The Supreme Court confrontation between liberals and conservatives is in high gear and could have very serious implications in the November presidential election.

The best way to determine which political party is on higher ground is to review what the Constitution specifically tells us about the selection of new justices.

The document says “. . . [the president] shall nominate, and by and with the advice and consent of the Senate shall appoint . . . judges of the Supreme Court . . .” The Constitution does not provide any guidelines relating this process. The definition of “advise and consent” is “a power of the United States Senate to be consulted and approve . . . appointments made by the president . . . to public positions, including . . . federal judges . . .”

The Constitution does not mandate that the court must have nine justices, there is no such thing as the “rule of nine.” Congress determines the size of the court. In this regard, the Judiciary Act of 1869 requires a quorum of six justices, and  the Court can have no more than nine justices in total.

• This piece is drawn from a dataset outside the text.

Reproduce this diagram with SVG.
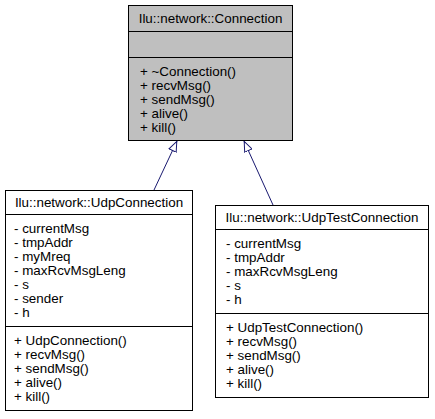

The obvious reason to have an odd number of justices is that it decreases the chances of a tie. But, this is still a problem from time to time when a justice recuses his or herself. Justice Kagan did so  recently in a crucial affirmative action case.

The most important political consideration is the composition of the court, liberal versus conservative. Until Antonin Scalia’s death, the Court was generally tilted conservative with Justice Kennedy frequently serving as the swing vote. The direction of the Court will be greatly influenced by the next appointee.

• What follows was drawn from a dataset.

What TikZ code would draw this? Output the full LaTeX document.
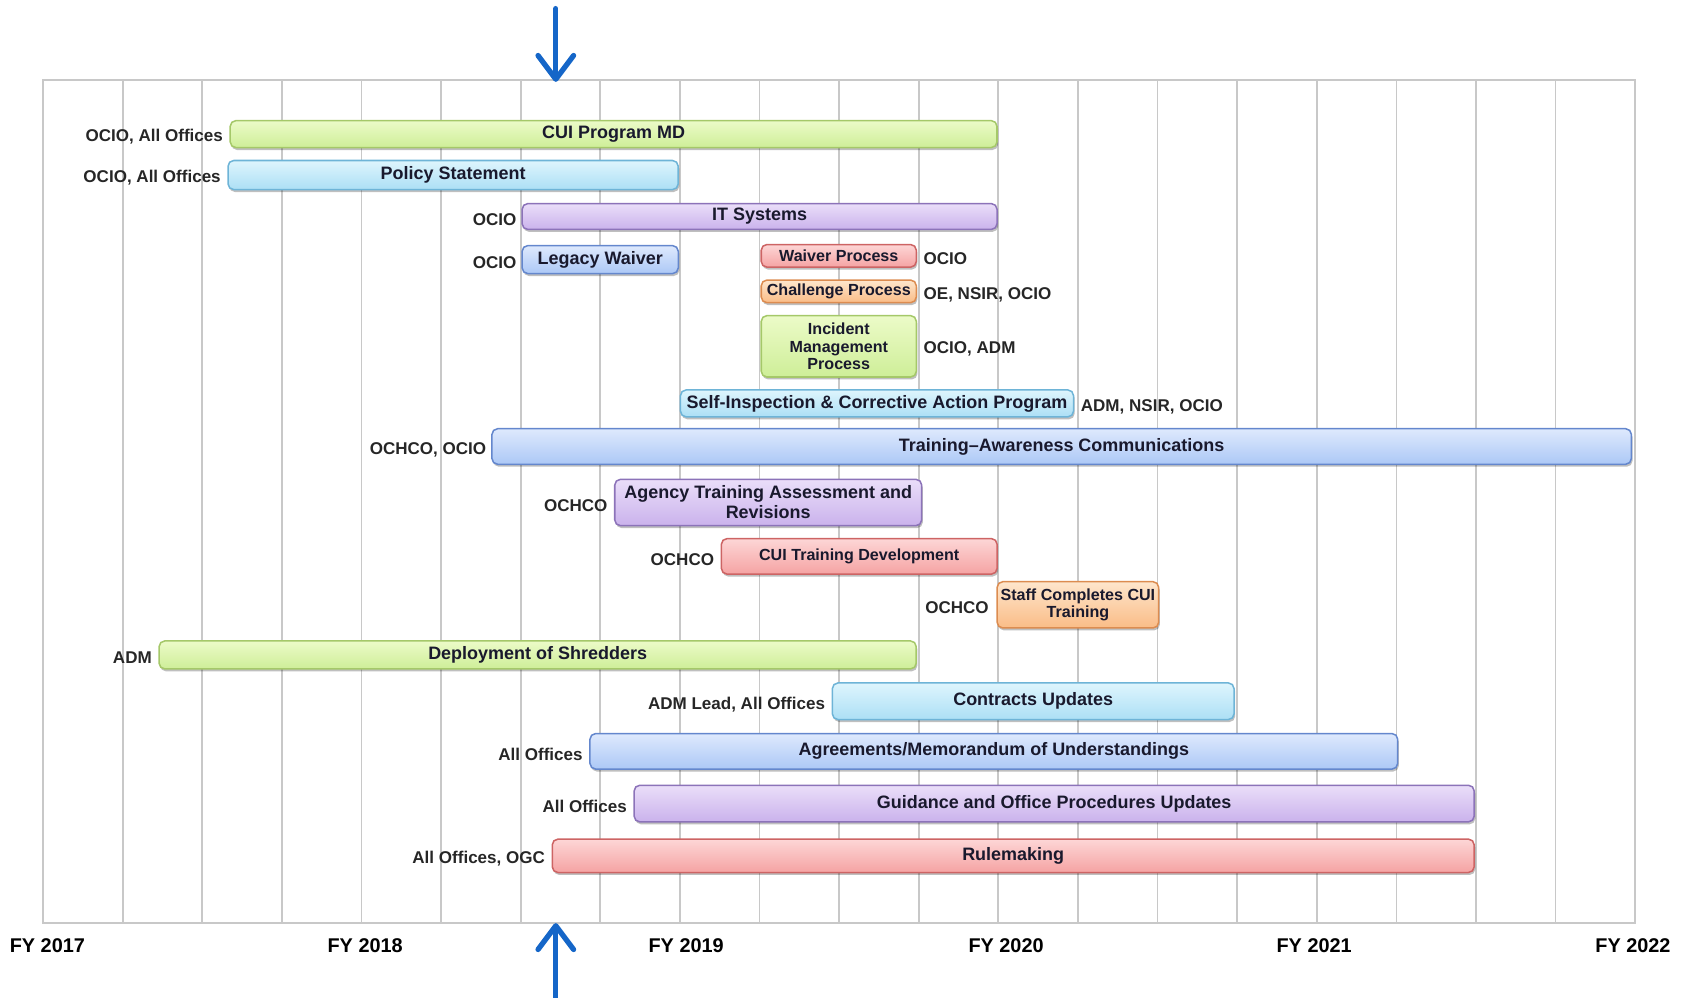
\documentclass[tikz,border=0pt]{standalone}
\usepackage{fontspec}
\setmainfont{Liberation Sans}
\usetikzlibrary{positioning,shadows,arrows.meta}

\definecolor{gridgray}{RGB}{200,200,200}
\definecolor{arrowblue}{RGB}{21,102,200}
\definecolor{bartext}{RGB}{25,25,45}
\definecolor{greentop}{RGB}{236,251,200}
\definecolor{greenbot}{RGB}{206,238,152}
\definecolor{greenline}{RGB}{165,200,105}
\definecolor{cyantop}{RGB}{222,245,253}
\definecolor{cyanbot}{RGB}{172,223,245}
\definecolor{cyanline}{RGB}{110,180,215}
\definecolor{purpletop}{RGB}{234,222,249}
\definecolor{purplebot}{RGB}{202,178,236}
\definecolor{purpleline}{RGB}{140,115,185}
\definecolor{bluetop}{RGB}{222,233,253}
\definecolor{bluebot}{RGB}{172,200,246}
\definecolor{blueline}{RGB}{100,135,205}
\definecolor{redtop}{RGB}{253,214,214}
\definecolor{redbot}{RGB}{245,163,163}
\definecolor{redline}{RGB}{205,100,100}
\definecolor{orangetop}{RGB}{254,230,204}
\definecolor{orangebot}{RGB}{250,188,135}
\definecolor{orangeline}{RGB}{220,140,80}

\begin{document}
\begin{tikzpicture}[x=0.02cm,y=-0.02cm,
    gridline/.style={gridgray, line width=0.9pt},
    bar/.style={draw, rounded corners=3pt, line width=0.8pt, anchor=west, align=center,
        inner sep=0.5pt, text=bartext, font=\bfseries\fontsize{9.5}{10.5}\selectfont,
        drop shadow={shadow xshift=0.6pt, shadow yshift=-1.3pt, fill=black, opacity=0.25}},
    smallbar/.style={bar, font=\bfseries\fontsize{8.5}{9.2}\selectfont},
    greenbar/.style={draw=greenline, top color=greentop, bottom color=greenbot},
    cyanbar/.style={draw=cyanline, top color=cyantop, bottom color=cyanbot},
    purplebar/.style={draw=purpleline, top color=purpletop, bottom color=purplebot},
    bluebar/.style={draw=blueline, top color=bluetop, bottom color=bluebot},
    redbar/.style={draw=redline, top color=redtop, bottom color=redbot},
    orangebar/.style={draw=orangeline, top color=orangetop, bottom color=orangebot},
    owner/.style={inner sep=1pt, yshift=-1.6pt, text=black!85, font=\bfseries\fontsize{9}{10}\selectfont},
    year/.style={inner sep=1pt, font=\bfseries\fontsize{10.5}{12}\selectfont},
    marker/.style={arrowblue, line width=2.8pt, line cap=round,
        -{Straight Barb[length=4.4mm, width=6.6mm, line width=2.8pt, round]}}]
    \useasboundingbox (0,0) rectangle (1568,926);

    \draw[gridline] (40,74) rectangle (1518,857);
    \foreach \i in {1,...,19}
        \draw[gridline] ({40+\i*73.9},74) -- ({40+\i*73.9},857);

    \node[year] (fy2017) at (44,878) {FY 2017};
    \node[year] (fy2018) at (339,878) {FY 2018};
    \node[year] (fy2019) at (637,878) {FY 2019};
    \node[year] (fy2020) at (934,878) {FY 2020};
    \node[year] (fy2021) at (1220,878) {FY 2021};
    \node[year] (fy2022) at (1516,878) {FY 2022};

    \node[bar, greenbar, minimum width=14.24cm, minimum height=0.5cm] (cuimd) at (213,124.5) {CUI Program MD};
    \node[owner, left=0.08cm of cuimd] (cuimdown) {OCIO, All Offices};
    \node[bar, cyanbar, minimum width=8.36cm, minimum height=0.54cm] (policy) at (211,162.5) {Policy Statement};
    \node[owner, left=0.08cm of policy] (policyown) {OCIO, All Offices};
    \node[bar, purplebar, minimum width=8.82cm, minimum height=0.48cm] (itsys) at (484,201) {IT Systems};
    \node[owner, left=0.05cm of itsys] (itsysown) {OCIO};
    \node[bar, bluebar, minimum width=2.9cm, minimum height=0.52cm] (legacy) at (484,241) {Legacy Waiver};
    \node[owner, left=0.05cm of legacy] (legacyown) {OCIO};
    \node[smallbar, redbar, minimum width=2.88cm, minimum height=0.42cm] (waiver) at (706,237.5) {Waiver Process};
    \node[owner, right=0.08cm of waiver] (waiverown) {OCIO};
    \node[smallbar, orangebar, minimum width=2.88cm, minimum height=0.42cm] (challenge) at (706,270.5) {Challenge Process};
    \node[owner, right=0.08cm of challenge] (challengeown) {OE, NSIR, OCIO};
    \node[smallbar, greenbar, minimum width=2.88cm, minimum height=1.14cm] (incident) at (706,321.5) {Incident\\Management\\Process};
    \node[owner, right=0.08cm of incident] (incidentown) {OCIO, ADM};
    \node[bar, cyanbar, minimum width=7.3cm, minimum height=0.5cm] (selfinsp) at (631,374.5) {Self-Inspection \& Corrective Action Program};
    \node[owner, right=0.08cm of selfinsp] (selfinspown) {ADM, NSIR, OCIO};
    \node[bar, bluebar, minimum width=21.16cm, minimum height=0.66cm] (training) at (456,414.5) {Training--Awareness Communications};
    \node[owner, left=0.05cm of training] (trainingown) {OCHCO, OCIO};
    \node[bar, purplebar, minimum width=5.7cm, minimum height=0.86cm] (agency) at (570,466.5) {Agency Training Assessment and\\Revisions};
    \node[owner, left=0.08cm of agency] (agencyown) {OCHCO};
    \node[smallbar, redbar, minimum width=5.12cm, minimum height=0.66cm] (cuitrain) at (669,516.5) {CUI Training Development};
    \node[owner, left=0.08cm of cuitrain] (cuitrainown) {OCHCO};
    \node[smallbar, orangebar, minimum width=3cm, minimum height=0.86cm] (staff) at (925,561.5) {Staff Completes CUI\\Training};
    \node[owner, left=0.1cm of staff] (staffown) {OCHCO};
    \node[bar, greenbar, minimum width=14.06cm, minimum height=0.52cm] (shredders) at (147,608) {Deployment of Shredders};
    \node[owner, left=0.08cm of shredders] (shreddersown) {ADM};
    \node[bar, cyanbar, minimum width=7.46cm, minimum height=0.68cm] (contracts) at (772,651) {Contracts Updates};
    \node[owner, left=0.08cm of contracts] (contractsown) {ADM Lead, All Offices};
    \node[bar, bluebar, minimum width=15cm, minimum height=0.66cm] (agreements) at (547,697.5) {Agreements/Memorandum of Understandings};
    \node[owner, left=0.08cm of agreements] (agreementsown) {All Offices};
    \node[bar, purplebar, minimum width=15.6cm, minimum height=0.68cm] (guidance) at (588,746) {Guidance and Office Procedures Updates};
    \node[owner, left=0.08cm of guidance] (guidanceown) {All Offices};
    \node[bar, redbar, minimum width=17.12cm, minimum height=0.62cm] (rulemaking) at (512,794.5) {Rulemaking};
    \node[owner, left=0.08cm of rulemaking] (rulemakingown) {All Offices, OGC};

    \coordinate (toptail) at (516,8);
    \coordinate (toptip) at (516,76);
    \coordinate (bottail) at (516,926);
    \coordinate (bottip) at (516,857);
    \draw[marker] (toptail) -- (toptip);
    \draw[marker] (bottail) -- (bottip);
\end{tikzpicture}
\end{document}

If President Obama nominates a liberal judge, and the Senate  approves him or her (very unlikely), it would drastically impact several huge controversies affiliated to abortion, immigration, health care, racial quotas in universities, etc. A conservative appointee by a Republican president after the next election would keep the Court with the balance it had before Scalia passed away.

It should come as no surprise that Obama and Democrats are pushing to fill the Scalia vacancy immediately, and Republicans in the Senate are  uninterested in fielding any nominees by Obama.

Liberals and conservatives disagree vehemently about the responsibilities of the executive and legislative branches of the government regarding the current vacancy on the Court. The former says the president must fill the Court vacancy now (this is not a constitutional mandate). The latter says that the president ought to yield the job of filling the vacancy to the new president (there is no legal requirement to pass the nomination to the next president in the last year of the current president’s term in office).

The only facts are that a president must nominate and the Senate must advise and consent. This means that either the president or the Senate has the ability to delay without violating any laws. True, the efficiency of the Court could be impacted by this eventuality because it’s presently broken down four liberal and four conservative. But, there is no constitutional requirement to fill a vacant hastily.

A non-partisan assessment of the situation would favor conservatives. But, a delay by this group, which is well within legal bounds could be politically dangerous if deemed to be obstructionist. Of course, if Hillary Clinton wins the presidency, the Senate will see only liberal nominees.